+++ Data lines

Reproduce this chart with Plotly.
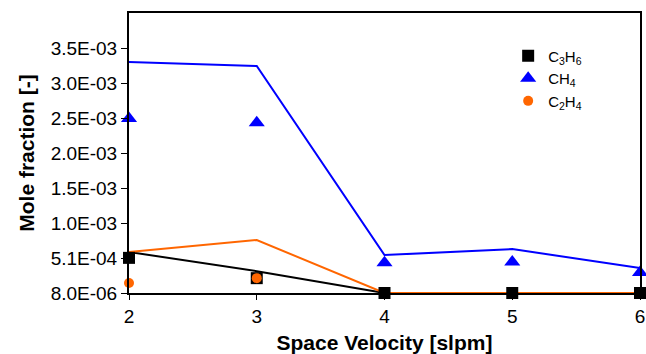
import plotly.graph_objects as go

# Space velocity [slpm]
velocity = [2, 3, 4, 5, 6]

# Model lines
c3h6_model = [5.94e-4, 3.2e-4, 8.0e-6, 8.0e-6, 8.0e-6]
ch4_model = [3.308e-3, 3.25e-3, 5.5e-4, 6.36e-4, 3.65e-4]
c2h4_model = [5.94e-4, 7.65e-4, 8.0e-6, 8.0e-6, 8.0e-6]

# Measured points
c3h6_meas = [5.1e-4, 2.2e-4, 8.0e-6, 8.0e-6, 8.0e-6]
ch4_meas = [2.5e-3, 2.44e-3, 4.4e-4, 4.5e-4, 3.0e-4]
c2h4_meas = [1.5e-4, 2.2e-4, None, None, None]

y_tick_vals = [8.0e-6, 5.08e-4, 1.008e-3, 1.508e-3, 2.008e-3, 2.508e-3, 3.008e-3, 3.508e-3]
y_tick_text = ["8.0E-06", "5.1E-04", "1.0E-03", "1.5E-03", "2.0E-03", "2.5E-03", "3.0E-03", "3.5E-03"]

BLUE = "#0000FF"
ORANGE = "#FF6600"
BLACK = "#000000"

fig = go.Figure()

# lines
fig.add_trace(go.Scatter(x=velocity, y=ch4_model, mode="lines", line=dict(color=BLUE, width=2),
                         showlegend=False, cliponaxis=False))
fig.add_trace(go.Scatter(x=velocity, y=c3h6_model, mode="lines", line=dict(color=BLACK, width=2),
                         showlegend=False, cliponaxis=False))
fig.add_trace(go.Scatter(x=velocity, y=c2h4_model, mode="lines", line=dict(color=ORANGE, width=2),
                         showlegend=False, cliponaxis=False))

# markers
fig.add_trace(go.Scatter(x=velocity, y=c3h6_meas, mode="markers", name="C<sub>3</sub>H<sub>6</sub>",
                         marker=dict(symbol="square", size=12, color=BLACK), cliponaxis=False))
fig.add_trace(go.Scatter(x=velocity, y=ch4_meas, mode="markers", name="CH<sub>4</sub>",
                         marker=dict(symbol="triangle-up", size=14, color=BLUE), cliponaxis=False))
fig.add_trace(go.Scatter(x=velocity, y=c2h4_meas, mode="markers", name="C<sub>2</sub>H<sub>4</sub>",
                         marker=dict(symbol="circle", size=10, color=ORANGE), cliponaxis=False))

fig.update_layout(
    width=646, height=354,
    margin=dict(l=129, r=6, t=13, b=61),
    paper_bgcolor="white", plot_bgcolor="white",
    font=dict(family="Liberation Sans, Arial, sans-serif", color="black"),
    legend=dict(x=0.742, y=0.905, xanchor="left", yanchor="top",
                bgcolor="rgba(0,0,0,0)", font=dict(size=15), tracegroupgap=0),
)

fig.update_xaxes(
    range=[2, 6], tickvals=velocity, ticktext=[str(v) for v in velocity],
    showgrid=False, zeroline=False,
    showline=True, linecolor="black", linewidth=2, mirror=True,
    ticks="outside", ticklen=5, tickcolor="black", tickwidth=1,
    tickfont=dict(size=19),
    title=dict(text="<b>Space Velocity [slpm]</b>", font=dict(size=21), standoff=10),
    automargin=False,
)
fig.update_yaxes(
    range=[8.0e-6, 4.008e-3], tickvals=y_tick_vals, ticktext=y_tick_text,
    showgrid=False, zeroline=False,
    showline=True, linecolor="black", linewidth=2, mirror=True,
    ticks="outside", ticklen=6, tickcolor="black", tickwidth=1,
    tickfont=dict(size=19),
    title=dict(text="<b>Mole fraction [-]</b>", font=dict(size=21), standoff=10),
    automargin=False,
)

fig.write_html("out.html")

++++++

Stated exercise: Go through the data above and transcribe it in full, omitting any image.

Answer to this problem:
Reproduce this chart with Plotly.
import plotly.graph_objects as go

# Space velocity [slpm]
velocity = [2, 3, 4, 5, 6]

# Model lines
c3h6_model = [5.94e-4, 3.2e-4, 8.0e-6, 8.0e-6, 8.0e-6]
ch4_model = [3.308e-3, 3.25e-3, 5.5e-4, 6.36e-4, 3.65e-4]
c2h4_model = [5.94e-4, 7.65e-4, 8.0e-6, 8.0e-6, 8.0e-6]

# Measured points
c3h6_meas = [5.1e-4, 2.2e-4, 8.0e-6, 8.0e-6, 8.0e-6]
ch4_meas = [2.5e-3, 2.44e-3, 4.4e-4, 4.5e-4, 3.0e-4]
c2h4_meas = [1.5e-4, 2.2e-4, None, None, None]

y_tick_vals = [8.0e-6, 5.08e-4, 1.008e-3, 1.508e-3, 2.008e-3, 2.508e-3, 3.008e-3, 3.508e-3]
y_tick_text = ["8.0E-06", "5.1E-04", "1.0E-03", "1.5E-03", "2.0E-03", "2.5E-03", "3.0E-03", "3.5E-03"]

BLUE = "#0000FF"
ORANGE = "#FF6600"
BLACK = "#000000"

fig = go.Figure()

# lines
fig.add_trace(go.Scatter(x=velocity, y=ch4_model, mode="lines", line=dict(color=BLUE, width=2),
                         showlegend=False, cliponaxis=False))
fig.add_trace(go.Scatter(x=velocity, y=c3h6_model, mode="lines", line=dict(color=BLACK, width=2),
                         showlegend=False, cliponaxis=False))
fig.add_trace(go.Scatter(x=velocity, y=c2h4_model, mode="lines", line=dict(color=ORANGE, width=2),
                         showlegend=False, cliponaxis=False))

# markers
fig.add_trace(go.Scatter(x=velocity, y=c3h6_meas, mode="markers", name="C<sub>3</sub>H<sub>6</sub>",
                         marker=dict(symbol="square", size=12, color=BLACK), cliponaxis=False))
fig.add_trace(go.Scatter(x=velocity, y=ch4_meas, mode="markers", name="CH<sub>4</sub>",
                         marker=dict(symbol="triangle-up", size=14, color=BLUE), cliponaxis=False))
fig.add_trace(go.Scatter(x=velocity, y=c2h4_meas, mode="markers", name="C<sub>2</sub>H<sub>4</sub>",
                         marker=dict(symbol="circle", size=10, color=ORANGE), cliponaxis=False))

fig.update_layout(
    width=646, height=354,
    margin=dict(l=129, r=6, t=13, b=61),
    paper_bgcolor="white", plot_bgcolor="white",
    font=dict(family="Liberation Sans, Arial, sans-serif", color="black"),
    legend=dict(x=0.742, y=0.905, xanchor="left", yanchor="top",
                bgcolor="rgba(0,0,0,0)", font=dict(size=15), tracegroupgap=0),
)

fig.update_xaxes(
    range=[2, 6], tickvals=velocity, ticktext=[str(v) for v in velocity],
    showgrid=False, zeroline=False,
    showline=True, linecolor="black", linewidth=2, mirror=True,
    ticks="outside", ticklen=5, tickcolor="black", tickwidth=1,
    tickfont=dict(size=19),
    title=dict(text="<b>Space Velocity [slpm]</b>", font=dict(size=21), standoff=10),
    automargin=False,
)
fig.update_yaxes(
    range=[8.0e-6, 4.008e-3], tickvals=y_tick_vals, ticktext=y_tick_text,
    showgrid=False, zeroline=False,
    showline=True, linecolor="black", linewidth=2, mirror=True,
    ticks="outside", ticklen=6, tickcolor="black", tickwidth=1,
    tickfont=dict(size=19),
    title=dict(text="<b>Mole fraction [-]</b>", font=dict(size=21), standoff=10),
    automargin=False,
)

fig.write_html("out.html")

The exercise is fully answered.